Sunday, May 27, 2012

Roses, chivalry, and a single gear.

I cannot come to grips with why, when I think of doing a long, wandering, hard ride into the horizon, that I see myself on the singlespeed.  How romantic of me or what?  How stupid of me or what?

I think of this as I go through a mental check list in preparation for a Memorial Day ride with FFW on his newly acquired SS Salsa scooter.  Not a killer route, but it gets our attention on a geared bike and I think it will be quite adequate to shatter our old legs that day.

I always love a good ride, right?  Who doesn't?  And although riding alone has great perks, good company is sweet indeed and having FFW along makes for something to look forward to.  But honestly, despite the fact that this ride really is not best with one gear at my command, it is the SS factor that excites me the most.

How odd.  How difficult.  How romantic.  Don Quixote would be proud of me.

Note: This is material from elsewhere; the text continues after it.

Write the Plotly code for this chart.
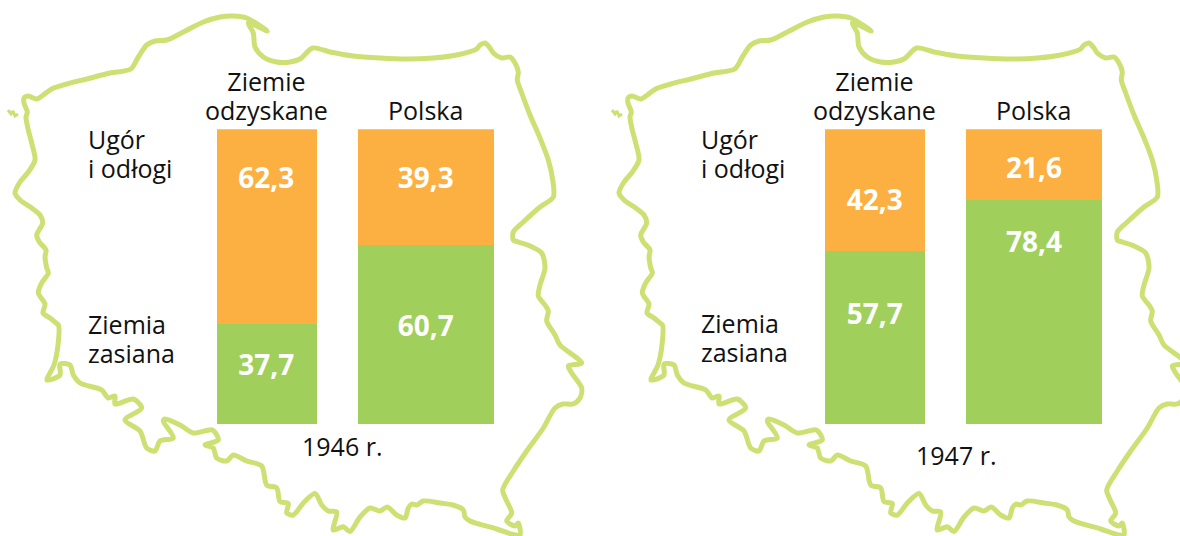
import plotly.graph_objects as go

# Printed values (as labelled in the picture)
categories = ["Ziemie odzyskane", "Polska"]
fallow_labels_1946 = ["62,3", "39,3"]
sown_labels_1946 = ["37,7", "60,7"]
fallow_labels_1947 = ["42,3", "21,6"]
sown_labels_1947 = ["57,7", "78,4"]

# Bar heights as drawn in the picture, % of the column (the source art is not exactly to scale)
sown_1946 = [33.9, 60.6]
fallow_1946 = [66.1, 39.4]
sown_1947 = [58.8, 76.1]
fallow_1947 = [41.2, 23.9]

# Label heights on the same 0-100 scale
fallow_label_y_1946 = [82.6, 82.6]
sown_label_y_1946 = [19.1, 32.3]
fallow_label_y_1947 = [75.0, 85.8]
sown_label_y_1947 = [36.4, 60.7]

# Decorative outline of Poland, canvas pixels
outline_x = [60, 60, 47, 54, 58, 58.5, 56, 50, 43, 45, 38.3, 41.7, 48.3, 46.7,
             46.7, 45, 46, 39.3, 36.7, 42.7, 40, 31.7, 20, 15, 20, 28.3, 35, 31.7, 28.3, 26, 27.3, 24, 24, 28.3, 36.7, 43.3,
             51.7, 66.7, 86.7, 110, 130.7, 138.3, 146.7, 155, 166.7, 183.3, 203.3, 220, 233.3, 246.7, 267.3,
             248.3, 253.3, 255, 263.3, 276.7, 290, 300,
             312.7, 330, 353.3, 380, 406.7, 433.3, 456.7, 476.7, 480, 485, 490, 493.3, 501.7, 510, 515, 518.3, 517.3,
             521.7, 530, 540, 548.3, 552.7, 553.3, 540, 523.3, 513.3, 513.3, 518.3, 530, 541.7, 545,
             540, 538.3, 545, 548.3, 546.7, 555, 560, 581.7, 568.3, 571.7, 581.7, 580, 573, 563, 555,
             543.3, 526.7, 513.3, 502.7, 506.7, 511.7, 506.7, 515, 518.3, 520,
             515, 496.7, 470, 465, 463.3, 453, 440, 423.3, 416.7, 411.7, 408.3, 405, 396.7, 387.3, 380, 370, 360, 350, 343.3,
             333.3, 336.7, 328.3, 321.7, 315, 303.3, 293.3, 286.7, 288.3, 280, 276.7, 266.7,
             261.7, 246.7, 233.3, 226.7, 216.7, 213.3, 205, 218.3, 212.5, 193.3, 180, 165, 163.3, 173.3, 160, 155, 146.7,
             140, 125, 141.7, 133.3, 115, 115, 108.3, 101.7, 80, 73.3, 70, 60]
outline_y = [364, 375, 380, 365, 345, 325, 323, 318, 313, 304, 293, 283, 273, 268,
             268, 257, 250, 242, 235, 223, 215, 208, 200, 193, 182, 172, 160, 143, 130, 117, 112, 103, 98, 96, 99, 95,
             89, 84, 79, 73, 69, 57, 45, 41, 40, 32, 22, 17, 16, 18, 31,
             23, 33, 47, 57, 62, 62, 59,
             48, 52, 56, 58, 59, 58, 55, 49, 45, 43, 48, 53, 58, 57, 63, 72,
             80, 93, 115, 138, 160, 180, 197, 207, 222, 232, 240, 242, 246, 253, 268,
             285, 296, 305, 311, 321, 335, 345, 363, 366, 373, 388, 398, 404, 404, 408,
             428, 451, 471, 490, 501, 513, 521, 526, 523, 535,
             535, 529, 521, 517, 510, 505, 503, 501, 505, 504, 508, 518, 515, 507, 511, 508, 517, 531.5, 526.7,
             530, 512, 511, 505, 493.5, 503, 515, 513, 503.5, 501.5, 488, 485,
             466, 461, 455, 461, 458, 448, 445, 440, 430, 433, 425, 419, 421, 438, 441, 451, 448,
             431, 420, 408, 399, 404, 396, 398, 390, 383, 375, 365, 364]
island_x = [8, 11, 13, 15, 18]
island_y = [110, 114, 111, 116, 114]

MAP_OFFSET_1947 = 604
W, H = 1180, 536
ORANGE, GREEN, OUTLINE = "#FDB042", "#A0CF5B", "#CDE073"
FONT = "Open Sans"
INK = "#111111"

fig = go.Figure()

for off in (0, MAP_OFFSET_1947):
    fig.add_trace(go.Scatter(x=[v + off for v in outline_x], y=outline_y, xaxis="x", yaxis="y", mode="lines",
                             line=dict(color=OUTLINE, width=5, shape="spline", smoothing=0.8),
                             hoverinfo="skip", showlegend=False))
    fig.add_trace(go.Scatter(x=[v + off for v in island_x], y=island_y, xaxis="x", yaxis="y", mode="lines",
                             line=dict(color=OUTLINE, width=3), hoverinfo="skip", showlegend=False))

widths = [100 / 159.4, 136 / 159.4]
groups = [("x2", "y2", sown_1946, fallow_1946, sown_labels_1946, fallow_labels_1946, sown_label_y_1946, fallow_label_y_1946),
          ("x3", "y3", sown_1947, fallow_1947, sown_labels_1947, fallow_labels_1947, sown_label_y_1947, fallow_label_y_1947)]
for xa, ya, sown, fallow, sl, fl, sy, fy in groups:
    fig.add_trace(go.Bar(x=categories, y=sown, width=widths, xaxis=xa, yaxis=ya, marker=dict(color=GREEN, line_width=0),
                         name="Ziemia zasiana", showlegend=False))
    fig.add_trace(go.Bar(x=categories, y=fallow, width=widths, xaxis=xa, yaxis=ya, marker=dict(color=ORANGE, line_width=0),
                         name="Ugór i odłogi", showlegend=False))
    fig.add_trace(go.Scatter(x=categories + categories, y=fy + sy, text=fl + sl, xaxis=xa, yaxis=ya, mode="text",
                             textfont=dict(family=FONT, size=28, color="white", weight=700), hoverinfo="skip", showlegend=False))

def big(*lines):
    # Glyphs at 25 px on a tighter line pitch than 1.3 x 25 px
    return "<br>".join(f'<span style="font-size:25px">{t}</span>' for t in lines)

def ann(px, py, lines, anchor="left", size=22.3):
    fig.add_annotation(x=px / W, y=1 - py / H, xref="paper", yref="paper", text=big(*lines), showarrow=False,
                       xanchor=anchor, yanchor="middle", align=anchor, font=dict(family=FONT, size=size, color=INK))

def header(xa, cat, py, lines):
    fig.add_annotation(x=cat, xref=xa, y=1 - py / H, yref="paper", text=big(*lines), showarrow=False,
                       xanchor="center", yanchor="middle", align="center", font=dict(family=FONT, size=22, color=INK))

for xa in ("x2", "x3"):
    header(xa, 0, 96, ["Ziemie", "odzyskane"])
    header(xa, 1, 110, ["Polska"])

for left, dy in ((86, 0), (699, -1)):
    ann(left, 153.5, ["Ugór", "i odłogi"])
    ann(left, 338.5 + dy, ["Ziemia", "zasiana"])
ann(341.5, 446, ["1946 r."], "center")
ann(956, 455, ["1947 r."], "center")

ydom = [1 - 424.7 / H, 1 - 129.3 / H]
cat_axis = dict(type="category", categoryorder="array", categoryarray=categories, range=[-0.5, 1.5],
                visible=False, showgrid=False, zeroline=False, fixedrange=True)
val_axis = dict(range=[0, 100], visible=False, showgrid=False, zeroline=False, fixedrange=True)
fig.update_layout(
    width=W, height=H, margin=dict(l=0, r=0, t=0, b=0), paper_bgcolor="white", plot_bgcolor="rgba(0,0,0,0)",
    barmode="stack", bargap=0, showlegend=False,
    xaxis=dict(domain=[0, 1], range=[0, W], visible=False, fixedrange=True),
    yaxis=dict(domain=[0, 1], range=[H, 0], visible=False, fixedrange=True),
    xaxis2=dict(cat_axis, domain=[186.6 / W, 505.4 / W], anchor="y2"),
    yaxis2=dict(val_axis, domain=ydom, anchor="x2"),
    xaxis3=dict(cat_axis, domain=[795.1 / W, 1113.5 / W], anchor="y3"),
    yaxis3=dict(val_axis, domain=ydom, anchor="x3"),
)
fig.write_html("out.html", config=dict(displayModeBar=False),
               post_script="document.body.style.margin='0';document.documentElement.style.overflow='hidden';")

Regarding 'The Don' - "While mostly a rational man of sound reason, his reading of books of chivalry in excess has had a profound effect on him, leading to the distortion of his perception and the wavering of his mental faculties."  Wikipedia knows me all too well, it seems.  Too much chivalry in my diet, no doubt.

I think that, if I rode a bit less within the group dynamic of the angry pack of weekend warriors looking to KOM the trail on 5" travel, geared carbon wunderbikes, and spent more time on my own in the forest, that I would go SS 100% and just live with the downsides.

"Wait...there are downsides?", says the romantic in me?  Rocinante, tell me it aint so?

Then of course, there are bikes to be tested and evaluated and all that and so it goes.  No chance of a 'single' existence. 

I pondered this when I was armpit deep into WRIAD.  I was seriously considering this as an SS ride and the reality of that thought was a bit less appealing after about 8 hours of sandstone and wind.  I was glad to have both gears and squish on that day, but now I find myself thinking that "next time", if there is one, would I go purist and eschew all that fluffery?

I wonder if this is akin to childbirth?  During the delivery and for some time after, reality is right there smackin' you down and the experience leaves you a bit shattered, wary, and not eager to do it again, or so I imagine.  Then time goes by and there is that romantic notion and the pain seems distant and reasonable after all and soon enough you are planning another go 'round.

Maybe I should ride with a red rose in my teeth, dashing cavalier knight that I am.  "Hello, ladies...I ride with one gear, slaying dragons and all that."  But that would not do, no that would not do at all.  I would suck in that rose in some fit of oxygen deprived hoovering and that would be that...aphids and all.  An inglorious end to be sure.

But just a bit romantic, as it should be.

Me and FFW.  I am the taller one on the right. After all, it's my blog.

2 comments:

David said...

Granny,

This post deserves at least one comment - Excellent. What is it about ss mountain biking that brings out the philosopher in the rider?
This is defininitely one of my two favorites posts on your blog - maybe there is a little ss rider as well as a little Wall-E in all men.

David

grannygear said...

Thanks, kind sir and fellow gallant knight.

Re WALL-E and SS romantics in us all? Well, one can only hope.